:: THE PROBLEM ::
Restate each line of the listing exactly, without carrying over any pictures.
[AVAILABLE DATA start]
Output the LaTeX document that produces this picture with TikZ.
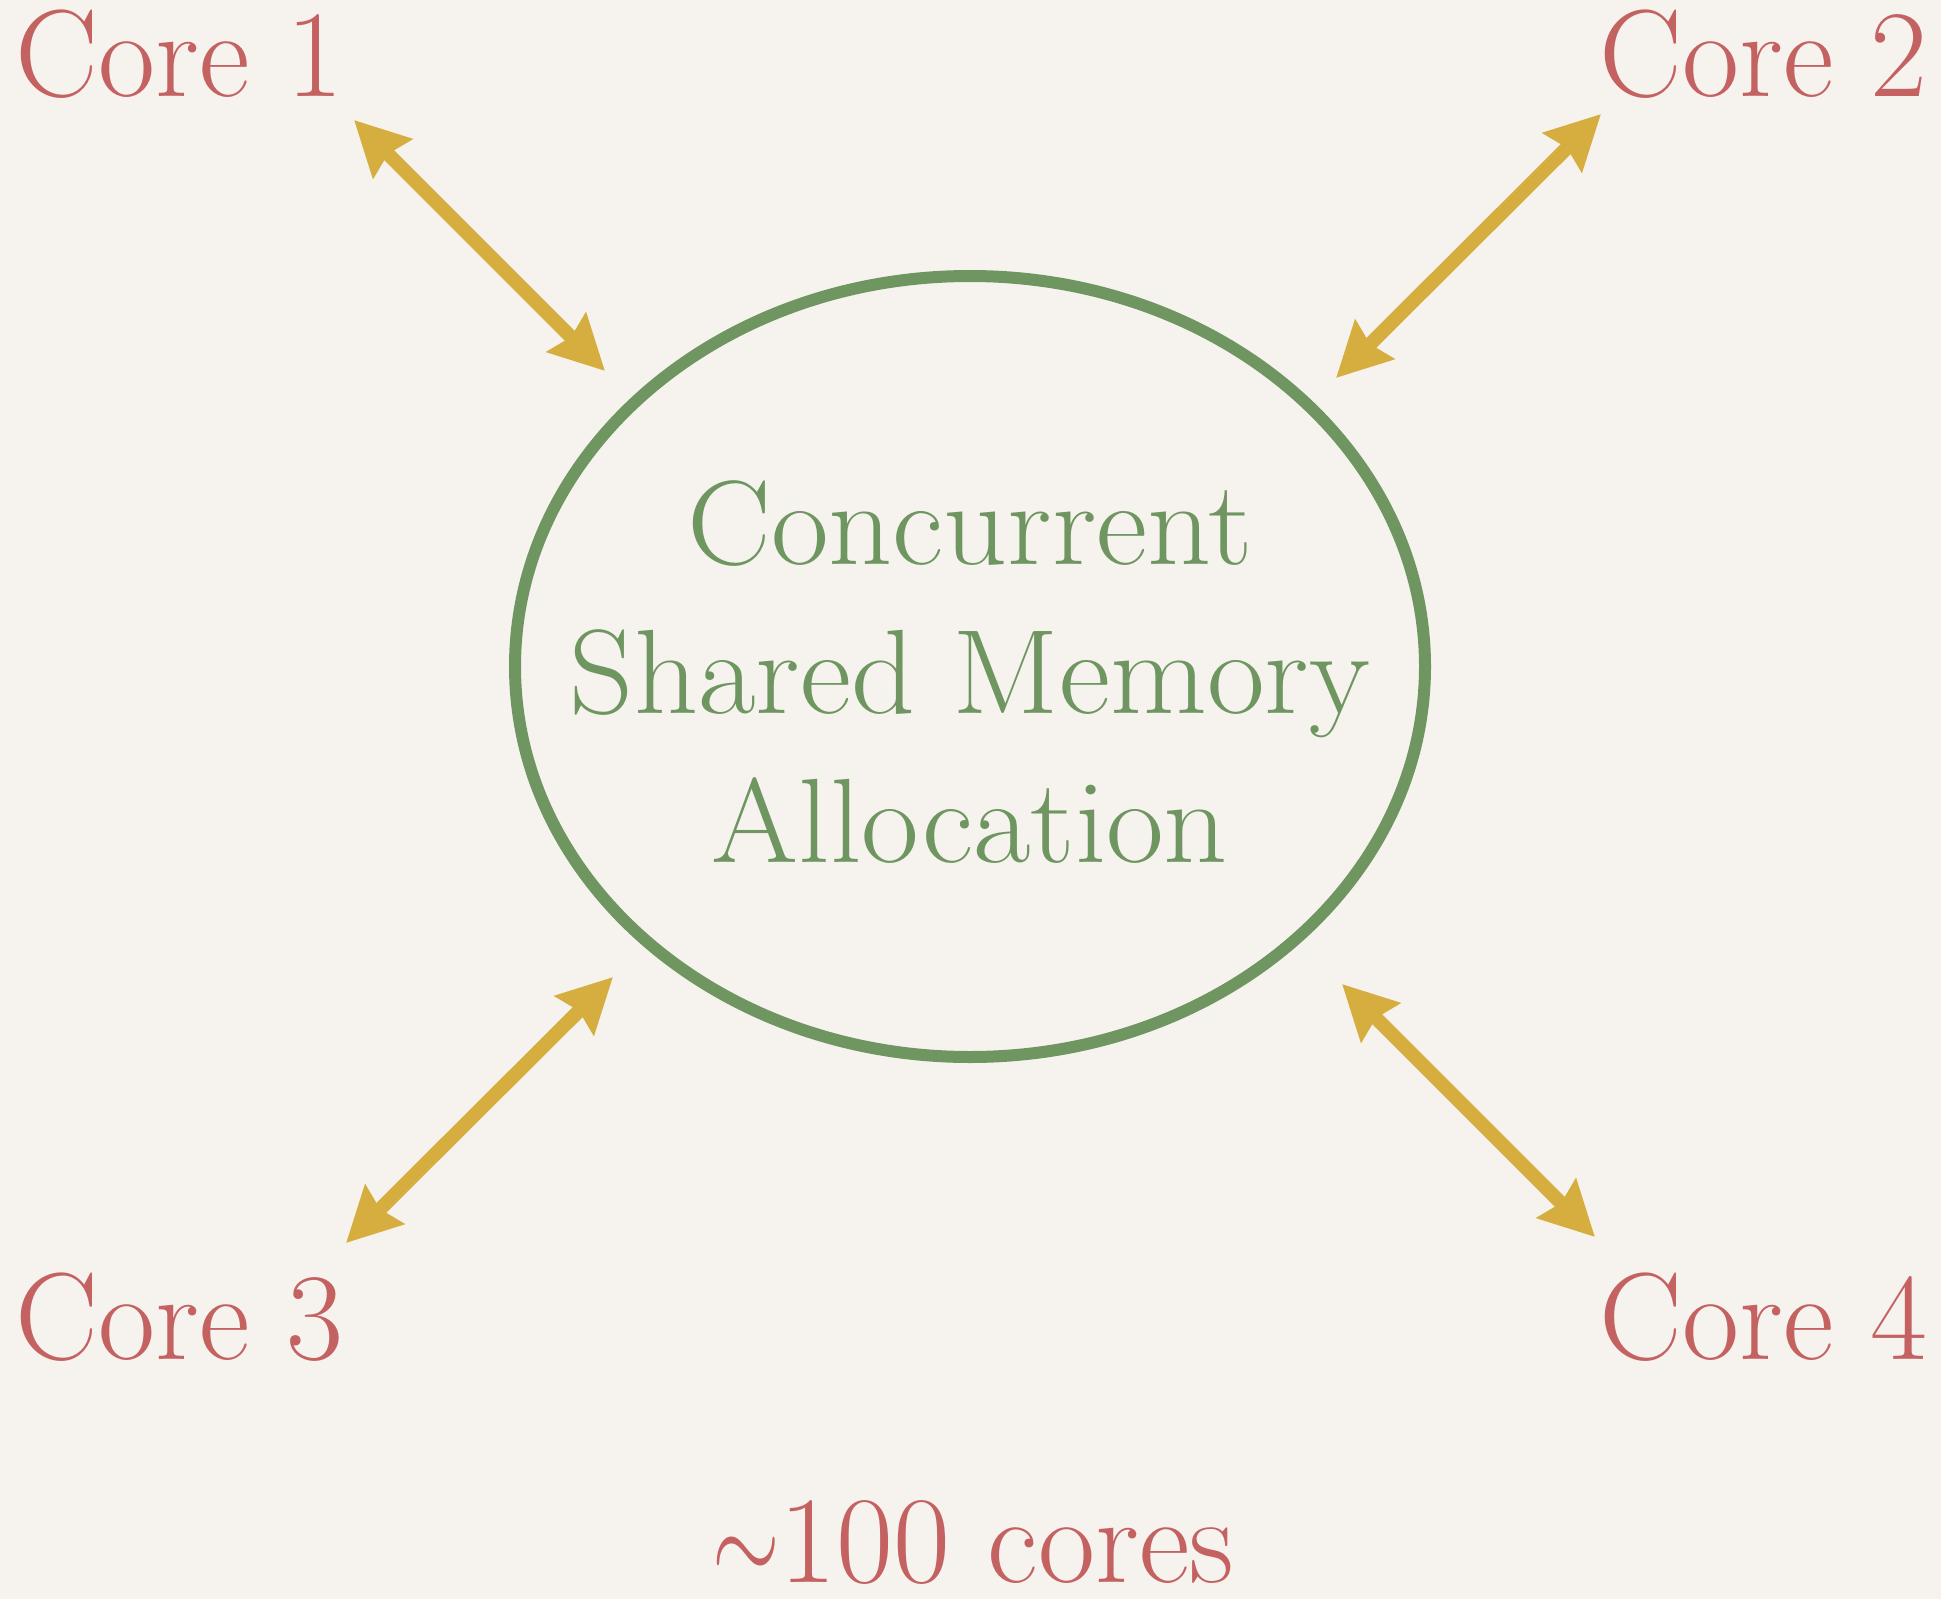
\documentclass[tikz,border=0pt]{standalone}
\usepackage{fix-cm}
\usetikzlibrary{arrows.meta,shapes.geometric}
\definecolor{corered}{HTML}{C46262}
\definecolor{memgreen}{HTML}{6F9660}
\definecolor{arrowgold}{HTML}{D6AE40}
\definecolor{paper}{HTML}{F6F3EF}
\begin{document}
\begin{tikzpicture}[x=0.5pt,y=-0.5pt,
  corelabel/.style={text=corered,inner sep=0pt,font=\fontsize{62}{74}\selectfont},
  memtextstyle/.style={text=memgreen,inner sep=0pt,align=center,font=\fontsize{60}{74.5}\selectfont},
  memring/.style={ellipse,draw=memgreen,line width=6pt,minimum width=455pt,minimum height=390.5pt,inner sep=0pt},
  duplex/.style={draw=arrowgold,line width=7pt,
    {Stealth[length=27pt,width=27pt,inset=3pt]}-{Stealth[length=27pt,width=27pt,inset=3pt]}}]
\fill[paper] (0,0) rectangle (1941,1599);
\useasboundingbox (0,0) rectangle (1941,1599);
% labels
\node[corelabel,anchor=base west] (core1) at (15,97) {Core 1};
\node[corelabel,anchor=base west] (core2) at (1599,97) {Core 2};
\node[corelabel,anchor=base west] (core3) at (15,1359) {Core 3};
\node[corelabel,anchor=base west] (core4) at (1599,1359) {Core 4};
\node[corelabel,anchor=base] (total) at (973,1582) {\scalebox{0.7}[1]{$\sim$}100 cores};
% memory ellipse
\node[memring] (mem) at (970,666.5) {};
\node[memtextstyle] (memtext) at (970,672) {\scalebox{1.045}[1]{Concurrent}\\\scalebox{1.045}[1]{Shared Memory}\\\scalebox{1.045}[1]{Allocation}};
% arrow end points
\coordinate (a1o) at (354,120);
\coordinate (a1i) at (605,371);
\coordinate (a2o) at (1601,114);
\coordinate (a2i) at (1336,378);
\coordinate (a3o) at (346,1243);
\coordinate (a3i) at (613,977);
\coordinate (a4o) at (1595,1237);
\coordinate (a4i) at (1342,984);
\draw[duplex] (a1o) -- (a1i);
\draw[duplex] (a2o) -- (a2i);
\draw[duplex] (a3o) -- (a3i);
\draw[duplex] (a4o) -- (a4i);
\end{tikzpicture}
\end{document}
[AVAILABLE DATA end]
:: WRITTEN RESPONSE ::
Output the LaTeX document that produces this picture with TikZ.
\documentclass[tikz,border=0pt]{standalone}
\usepackage{fix-cm}
\usetikzlibrary{arrows.meta,shapes.geometric}
\definecolor{corered}{HTML}{C46262}
\definecolor{memgreen}{HTML}{6F9660}
\definecolor{arrowgold}{HTML}{D6AE40}
\definecolor{paper}{HTML}{F6F3EF}
\begin{document}
\begin{tikzpicture}[x=0.5pt,y=-0.5pt,
  corelabel/.style={text=corered,inner sep=0pt,font=\fontsize{62}{74}\selectfont},
  memtextstyle/.style={text=memgreen,inner sep=0pt,align=center,font=\fontsize{60}{74.5}\selectfont},
  memring/.style={ellipse,draw=memgreen,line width=6pt,minimum width=455pt,minimum height=390.5pt,inner sep=0pt},
  duplex/.style={draw=arrowgold,line width=7pt,
    {Stealth[length=27pt,width=27pt,inset=3pt]}-{Stealth[length=27pt,width=27pt,inset=3pt]}}]
\fill[paper] (0,0) rectangle (1941,1599);
\useasboundingbox (0,0) rectangle (1941,1599);
% labels
\node[corelabel,anchor=base west] (core1) at (15,97) {Core 1};
\node[corelabel,anchor=base west] (core2) at (1599,97) {Core 2};
\node[corelabel,anchor=base west] (core3) at (15,1359) {Core 3};
\node[corelabel,anchor=base west] (core4) at (1599,1359) {Core 4};
\node[corelabel,anchor=base] (total) at (973,1582) {\scalebox{0.7}[1]{$\sim$}100 cores};
% memory ellipse
\node[memring] (mem) at (970,666.5) {};
\node[memtextstyle] (memtext) at (970,672) {\scalebox{1.045}[1]{Concurrent}\\\scalebox{1.045}[1]{Shared Memory}\\\scalebox{1.045}[1]{Allocation}};
% arrow end points
\coordinate (a1o) at (354,120);
\coordinate (a1i) at (605,371);
\coordinate (a2o) at (1601,114);
\coordinate (a2i) at (1336,378);
\coordinate (a3o) at (346,1243);
\coordinate (a3i) at (613,977);
\coordinate (a4o) at (1595,1237);
\coordinate (a4i) at (1342,984);
\draw[duplex] (a1o) -- (a1i);
\draw[duplex] (a2o) -- (a2i);
\draw[duplex] (a3o) -- (a3i);
\draw[duplex] (a4o) -- (a4i);
\end{tikzpicture}
\end{document}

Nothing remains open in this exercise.